── ENTRIES ──
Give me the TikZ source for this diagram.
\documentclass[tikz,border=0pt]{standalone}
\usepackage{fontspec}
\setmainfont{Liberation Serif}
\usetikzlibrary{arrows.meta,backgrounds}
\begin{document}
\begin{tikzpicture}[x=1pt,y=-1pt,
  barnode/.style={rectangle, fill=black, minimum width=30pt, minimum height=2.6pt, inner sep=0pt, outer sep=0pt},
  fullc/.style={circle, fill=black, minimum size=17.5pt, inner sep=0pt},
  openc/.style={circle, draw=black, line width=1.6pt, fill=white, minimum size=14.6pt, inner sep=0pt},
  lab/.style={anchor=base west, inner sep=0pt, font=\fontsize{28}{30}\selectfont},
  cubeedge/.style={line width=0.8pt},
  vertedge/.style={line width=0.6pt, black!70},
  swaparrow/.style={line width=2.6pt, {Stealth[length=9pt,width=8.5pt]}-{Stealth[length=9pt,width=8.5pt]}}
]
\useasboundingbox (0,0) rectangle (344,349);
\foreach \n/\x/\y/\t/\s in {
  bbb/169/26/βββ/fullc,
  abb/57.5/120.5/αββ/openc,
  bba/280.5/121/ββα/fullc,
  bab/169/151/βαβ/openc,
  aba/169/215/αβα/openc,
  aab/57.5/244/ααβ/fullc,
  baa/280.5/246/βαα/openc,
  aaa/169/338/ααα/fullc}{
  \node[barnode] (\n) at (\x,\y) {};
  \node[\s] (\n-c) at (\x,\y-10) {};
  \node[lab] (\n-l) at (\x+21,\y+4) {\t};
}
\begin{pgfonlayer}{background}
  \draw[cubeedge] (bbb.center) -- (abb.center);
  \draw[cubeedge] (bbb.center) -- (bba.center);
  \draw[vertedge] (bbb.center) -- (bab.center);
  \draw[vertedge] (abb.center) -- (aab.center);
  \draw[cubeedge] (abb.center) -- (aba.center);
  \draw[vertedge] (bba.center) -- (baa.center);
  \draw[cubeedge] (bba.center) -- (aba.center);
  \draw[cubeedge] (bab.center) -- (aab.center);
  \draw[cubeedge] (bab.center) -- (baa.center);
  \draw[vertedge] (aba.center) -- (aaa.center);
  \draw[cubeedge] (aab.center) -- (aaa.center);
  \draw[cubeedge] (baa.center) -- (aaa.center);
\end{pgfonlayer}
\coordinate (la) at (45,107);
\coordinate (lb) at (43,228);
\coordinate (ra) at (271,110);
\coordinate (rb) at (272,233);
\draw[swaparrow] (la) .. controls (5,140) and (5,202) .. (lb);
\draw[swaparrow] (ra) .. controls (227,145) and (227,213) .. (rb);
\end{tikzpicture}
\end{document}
───
── ENTRIES ──
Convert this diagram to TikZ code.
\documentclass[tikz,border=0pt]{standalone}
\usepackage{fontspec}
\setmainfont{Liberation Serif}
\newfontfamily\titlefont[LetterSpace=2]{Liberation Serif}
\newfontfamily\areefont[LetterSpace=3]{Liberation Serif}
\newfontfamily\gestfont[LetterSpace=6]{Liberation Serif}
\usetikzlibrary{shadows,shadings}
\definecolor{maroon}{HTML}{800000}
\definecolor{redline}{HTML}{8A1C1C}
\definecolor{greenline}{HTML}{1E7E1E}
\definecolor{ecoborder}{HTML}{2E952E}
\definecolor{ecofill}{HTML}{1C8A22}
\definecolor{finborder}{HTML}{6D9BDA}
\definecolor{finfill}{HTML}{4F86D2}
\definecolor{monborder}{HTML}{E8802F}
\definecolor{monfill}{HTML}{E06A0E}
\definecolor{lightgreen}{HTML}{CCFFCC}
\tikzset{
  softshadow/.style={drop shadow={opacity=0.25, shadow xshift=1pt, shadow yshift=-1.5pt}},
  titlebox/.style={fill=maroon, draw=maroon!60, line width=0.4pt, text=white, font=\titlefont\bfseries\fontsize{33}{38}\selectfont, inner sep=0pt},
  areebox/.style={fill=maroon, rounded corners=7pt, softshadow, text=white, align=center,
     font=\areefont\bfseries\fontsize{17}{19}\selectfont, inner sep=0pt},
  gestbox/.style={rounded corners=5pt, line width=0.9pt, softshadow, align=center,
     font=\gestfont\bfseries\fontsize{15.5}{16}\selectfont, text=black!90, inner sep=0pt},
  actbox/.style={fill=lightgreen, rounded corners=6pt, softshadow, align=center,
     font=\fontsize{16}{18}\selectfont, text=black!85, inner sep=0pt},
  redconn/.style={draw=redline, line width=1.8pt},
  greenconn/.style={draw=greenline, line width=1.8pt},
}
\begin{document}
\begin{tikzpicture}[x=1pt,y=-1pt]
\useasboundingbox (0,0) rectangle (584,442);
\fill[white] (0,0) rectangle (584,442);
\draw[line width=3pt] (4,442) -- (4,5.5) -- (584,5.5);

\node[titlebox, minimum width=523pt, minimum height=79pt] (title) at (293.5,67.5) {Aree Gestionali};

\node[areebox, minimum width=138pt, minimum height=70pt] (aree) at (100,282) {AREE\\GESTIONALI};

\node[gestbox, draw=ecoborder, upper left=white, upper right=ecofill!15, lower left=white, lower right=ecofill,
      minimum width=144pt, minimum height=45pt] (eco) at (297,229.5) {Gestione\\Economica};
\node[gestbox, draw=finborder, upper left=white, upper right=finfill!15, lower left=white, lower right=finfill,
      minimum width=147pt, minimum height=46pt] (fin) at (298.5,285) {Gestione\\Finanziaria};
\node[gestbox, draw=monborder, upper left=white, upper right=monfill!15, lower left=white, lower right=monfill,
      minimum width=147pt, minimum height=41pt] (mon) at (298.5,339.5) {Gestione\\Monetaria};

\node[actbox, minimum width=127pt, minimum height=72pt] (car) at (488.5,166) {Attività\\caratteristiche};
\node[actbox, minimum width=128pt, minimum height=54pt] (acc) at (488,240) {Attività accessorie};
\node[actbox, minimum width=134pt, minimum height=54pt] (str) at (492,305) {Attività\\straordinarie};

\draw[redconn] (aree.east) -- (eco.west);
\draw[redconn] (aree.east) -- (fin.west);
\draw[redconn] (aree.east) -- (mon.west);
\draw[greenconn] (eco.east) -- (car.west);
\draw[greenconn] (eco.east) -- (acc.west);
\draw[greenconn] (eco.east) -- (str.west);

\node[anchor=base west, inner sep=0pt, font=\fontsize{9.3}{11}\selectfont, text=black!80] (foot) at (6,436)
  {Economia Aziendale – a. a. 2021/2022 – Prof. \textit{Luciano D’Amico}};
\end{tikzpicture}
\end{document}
───
▶ [PROBLEM DETAILS]: Wherever the string "diagram" appears in the entries above, list that line.

▶ [RESULT BELOW]:
Give me the TikZ source for this diagram.
Convert this diagram to TikZ code.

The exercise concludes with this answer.